WORK INSTRUCTIONS: Restate, exactly and without pictures, the lines from the start of the listing below through the line holding "color='#262626', labelpad=26, linespacing=1.55)".

◇ ◇ ◇ ◇ ◇ ◇ ◇

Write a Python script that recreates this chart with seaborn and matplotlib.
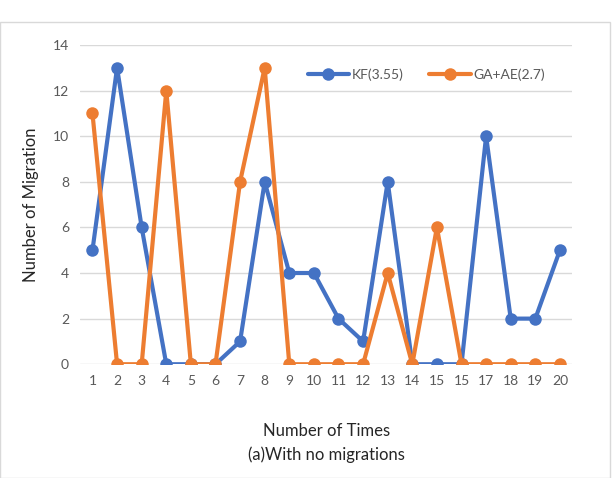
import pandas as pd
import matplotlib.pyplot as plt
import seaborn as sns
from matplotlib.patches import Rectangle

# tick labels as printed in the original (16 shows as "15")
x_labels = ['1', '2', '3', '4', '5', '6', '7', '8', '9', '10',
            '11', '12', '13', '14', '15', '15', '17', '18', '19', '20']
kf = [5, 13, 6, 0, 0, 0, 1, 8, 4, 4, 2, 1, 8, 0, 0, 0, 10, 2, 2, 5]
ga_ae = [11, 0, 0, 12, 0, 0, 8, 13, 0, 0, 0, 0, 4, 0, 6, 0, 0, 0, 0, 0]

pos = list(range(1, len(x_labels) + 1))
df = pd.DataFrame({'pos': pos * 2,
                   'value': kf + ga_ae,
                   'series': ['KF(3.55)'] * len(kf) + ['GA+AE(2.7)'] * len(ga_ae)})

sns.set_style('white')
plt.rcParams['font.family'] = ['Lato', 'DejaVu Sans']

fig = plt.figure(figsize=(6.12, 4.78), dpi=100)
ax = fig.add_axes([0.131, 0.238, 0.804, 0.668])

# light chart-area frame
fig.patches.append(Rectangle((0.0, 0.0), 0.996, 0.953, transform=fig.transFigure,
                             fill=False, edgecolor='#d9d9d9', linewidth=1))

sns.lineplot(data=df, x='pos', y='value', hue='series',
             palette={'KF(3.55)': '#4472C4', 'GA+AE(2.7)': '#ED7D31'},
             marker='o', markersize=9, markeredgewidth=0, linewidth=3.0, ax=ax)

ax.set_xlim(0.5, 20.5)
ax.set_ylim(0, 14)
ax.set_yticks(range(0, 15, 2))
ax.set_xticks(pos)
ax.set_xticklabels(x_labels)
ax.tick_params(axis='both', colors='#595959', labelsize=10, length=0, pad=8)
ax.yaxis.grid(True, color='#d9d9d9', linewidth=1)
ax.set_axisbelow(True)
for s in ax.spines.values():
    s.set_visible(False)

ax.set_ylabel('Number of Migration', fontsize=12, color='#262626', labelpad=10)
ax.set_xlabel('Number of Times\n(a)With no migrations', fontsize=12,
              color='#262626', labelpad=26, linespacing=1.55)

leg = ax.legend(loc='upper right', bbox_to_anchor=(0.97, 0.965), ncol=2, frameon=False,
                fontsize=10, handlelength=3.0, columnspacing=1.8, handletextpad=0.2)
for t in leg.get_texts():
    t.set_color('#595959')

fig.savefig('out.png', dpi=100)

◇ ◇ ◇ ◇ ◇ ◇ ◇

RESPONSE:
Write a Python script that recreates this chart with seaborn and matplotlib.
import pandas as pd
import matplotlib.pyplot as plt
import seaborn as sns
from matplotlib.patches import Rectangle

# tick labels as printed in the original (16 shows as "15")
x_labels = ['1', '2', '3', '4', '5', '6', '7', '8', '9', '10',
            '11', '12', '13', '14', '15', '15', '17', '18', '19', '20']
kf = [5, 13, 6, 0, 0, 0, 1, 8, 4, 4, 2, 1, 8, 0, 0, 0, 10, 2, 2, 5]
ga_ae = [11, 0, 0, 12, 0, 0, 8, 13, 0, 0, 0, 0, 4, 0, 6, 0, 0, 0, 0, 0]

pos = list(range(1, len(x_labels) + 1))
df = pd.DataFrame({'pos': pos * 2,
                   'value': kf + ga_ae,
                   'series': ['KF(3.55)'] * len(kf) + ['GA+AE(2.7)'] * len(ga_ae)})

sns.set_style('white')
plt.rcParams['font.family'] = ['Lato', 'DejaVu Sans']

fig = plt.figure(figsize=(6.12, 4.78), dpi=100)
ax = fig.add_axes([0.131, 0.238, 0.804, 0.668])

# light chart-area frame
fig.patches.append(Rectangle((0.0, 0.0), 0.996, 0.953, transform=fig.transFigure,
                             fill=False, edgecolor='#d9d9d9', linewidth=1))

sns.lineplot(data=df, x='pos', y='value', hue='series',
             palette={'KF(3.55)': '#4472C4', 'GA+AE(2.7)': '#ED7D31'},
             marker='o', markersize=9, markeredgewidth=0, linewidth=3.0, ax=ax)

ax.set_xlim(0.5, 20.5)
ax.set_ylim(0, 14)
ax.set_yticks(range(0, 15, 2))
ax.set_xticks(pos)
ax.set_xticklabels(x_labels)
ax.tick_params(axis='both', colors='#595959', labelsize=10, length=0, pad=8)
ax.yaxis.grid(True, color='#d9d9d9', linewidth=1)
ax.set_axisbelow(True)
for s in ax.spines.values():
    s.set_visible(False)

ax.set_ylabel('Number of Migration', fontsize=12, color='#262626', labelpad=10)
ax.set_xlabel('Number of Times\n(a)With no migrations', fontsize=12,
              color='#262626', labelpad=26, linespacing=1.55)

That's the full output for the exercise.